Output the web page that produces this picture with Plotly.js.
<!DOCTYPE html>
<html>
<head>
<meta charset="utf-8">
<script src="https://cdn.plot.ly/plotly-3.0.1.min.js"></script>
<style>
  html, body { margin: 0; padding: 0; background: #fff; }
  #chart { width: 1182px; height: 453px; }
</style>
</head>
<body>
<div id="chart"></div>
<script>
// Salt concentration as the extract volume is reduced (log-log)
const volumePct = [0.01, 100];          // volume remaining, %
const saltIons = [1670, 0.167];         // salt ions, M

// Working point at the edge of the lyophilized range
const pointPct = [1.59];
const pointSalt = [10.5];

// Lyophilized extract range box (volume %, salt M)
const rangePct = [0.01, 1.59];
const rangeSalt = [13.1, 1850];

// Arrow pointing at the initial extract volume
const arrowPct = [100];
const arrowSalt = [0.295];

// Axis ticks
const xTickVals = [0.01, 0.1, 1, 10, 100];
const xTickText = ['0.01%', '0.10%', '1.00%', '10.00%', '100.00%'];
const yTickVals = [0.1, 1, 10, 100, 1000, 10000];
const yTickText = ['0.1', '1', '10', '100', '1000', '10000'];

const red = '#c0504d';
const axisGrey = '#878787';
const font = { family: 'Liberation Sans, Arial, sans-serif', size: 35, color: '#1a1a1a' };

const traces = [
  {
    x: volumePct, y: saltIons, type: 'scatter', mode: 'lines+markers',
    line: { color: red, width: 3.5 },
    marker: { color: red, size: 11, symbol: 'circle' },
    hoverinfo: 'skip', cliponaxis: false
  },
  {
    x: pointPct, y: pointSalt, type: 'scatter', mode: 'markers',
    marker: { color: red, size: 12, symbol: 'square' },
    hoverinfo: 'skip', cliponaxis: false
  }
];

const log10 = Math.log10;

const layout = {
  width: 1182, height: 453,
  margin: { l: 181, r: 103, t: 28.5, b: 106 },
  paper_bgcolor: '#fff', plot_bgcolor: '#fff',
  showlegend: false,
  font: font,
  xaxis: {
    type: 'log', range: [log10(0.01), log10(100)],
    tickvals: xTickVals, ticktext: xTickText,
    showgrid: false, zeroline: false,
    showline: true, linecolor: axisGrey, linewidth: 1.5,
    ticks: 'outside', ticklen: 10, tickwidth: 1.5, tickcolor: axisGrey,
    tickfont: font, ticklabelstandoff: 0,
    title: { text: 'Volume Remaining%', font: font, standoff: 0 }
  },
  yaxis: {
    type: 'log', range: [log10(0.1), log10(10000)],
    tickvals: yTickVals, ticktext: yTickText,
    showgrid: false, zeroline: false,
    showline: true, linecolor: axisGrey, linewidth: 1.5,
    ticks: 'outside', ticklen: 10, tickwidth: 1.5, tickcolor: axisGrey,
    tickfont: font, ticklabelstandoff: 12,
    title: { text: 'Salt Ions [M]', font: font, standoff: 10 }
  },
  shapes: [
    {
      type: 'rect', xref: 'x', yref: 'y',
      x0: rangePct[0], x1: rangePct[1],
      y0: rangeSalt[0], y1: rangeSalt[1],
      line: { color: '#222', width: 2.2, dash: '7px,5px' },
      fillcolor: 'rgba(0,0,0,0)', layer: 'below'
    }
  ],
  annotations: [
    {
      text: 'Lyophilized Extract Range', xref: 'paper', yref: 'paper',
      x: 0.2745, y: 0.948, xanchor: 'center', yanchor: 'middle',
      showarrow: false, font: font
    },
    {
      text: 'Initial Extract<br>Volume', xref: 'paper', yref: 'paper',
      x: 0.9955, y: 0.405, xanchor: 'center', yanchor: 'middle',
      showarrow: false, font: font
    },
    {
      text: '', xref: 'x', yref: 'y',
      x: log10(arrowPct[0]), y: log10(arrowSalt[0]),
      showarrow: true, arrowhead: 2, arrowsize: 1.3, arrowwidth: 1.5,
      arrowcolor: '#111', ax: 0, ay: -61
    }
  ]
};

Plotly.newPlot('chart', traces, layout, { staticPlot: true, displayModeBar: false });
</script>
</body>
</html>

__________

Task: Return exactly, please, the lines of the material from the first one down to and including the line where "const arrowSalt = [0.295];" appears.

Finished task:
Output the web page that produces this picture with Plotly.js.
<!DOCTYPE html>
<html>
<head>
<meta charset="utf-8">
<script src="https://cdn.plot.ly/plotly-3.0.1.min.js"></script>
<style>
  html, body { margin: 0; padding: 0; background: #fff; }
  #chart { width: 1182px; height: 453px; }
</style>
</head>
<body>
<div id="chart"></div>
<script>
// Salt concentration as the extract volume is reduced (log-log)
const volumePct = [0.01, 100];          // volume remaining, %
const saltIons = [1670, 0.167];         // salt ions, M

// Working point at the edge of the lyophilized range
const pointPct = [1.59];
const pointSalt = [10.5];

// Lyophilized extract range box (volume %, salt M)
const rangePct = [0.01, 1.59];
const rangeSalt = [13.1, 1850];

// Arrow pointing at the initial extract volume
const arrowPct = [100];
const arrowSalt = [0.295];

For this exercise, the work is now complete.